Downtown Colorado Springs offers a lifestyle that draws a wide range of buyers, from first-time owners to relocation clients to buyers thinking about future rental potential. With median rent around $1,780, some buyers may also be weighing ownership against renting or thinking ahead about long-term flexibility. Whatever your reason for buying, the strongest path is usually the same: know the market, understand the numbers, and make decisions from a position of readiness.
If you want a tactical, local approach to buying in downtown Colorado Springs, DogHouse can help you build a smart plan, move quickly when it counts, and protect your downside along the way.
FAQs
How much over asking should you offer on a downtown Colorado Springs home?
- There is no fixed number. Downtown homes sold about 5% below list on average, but 14.3% sold above list, so your offer should depend on recent comps, condition, and days on market.
Is waiving inspection smart for a downtown Colorado Springs home purchase?
- Usually not. The Colorado Division of Real Estate strongly recommends inspections, and Colorado contracts are designed around inspection objections and resolution deadlines.
Is a mortgage preapproval enough to win a downtown Colorado Springs home?
- A preapproval helps, but it is not final loan approval.
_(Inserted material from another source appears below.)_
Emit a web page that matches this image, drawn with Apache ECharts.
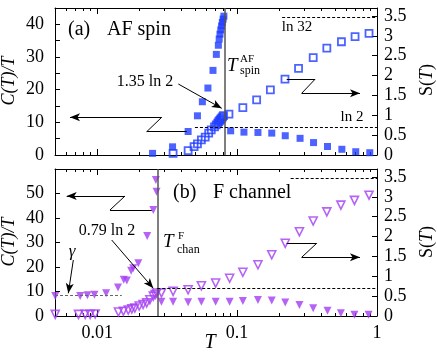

The CFPB says it is a tentative statement, so you still need to review final loan terms carefully and compare Loan Estimates when appropriate.
Are downtown Colorado Springs condos harder to buy than detached homes?
- They can be. Condo and loft purchases often involve HOA review, added lender questions, and possible pricing differences tied to the property type.
What happens if a downtown Colorado Springs home appraises low?
- Colorado contracts include an appraisal objection or termination path. That is why it is smart to discuss your appraisal strategy before you write the offer.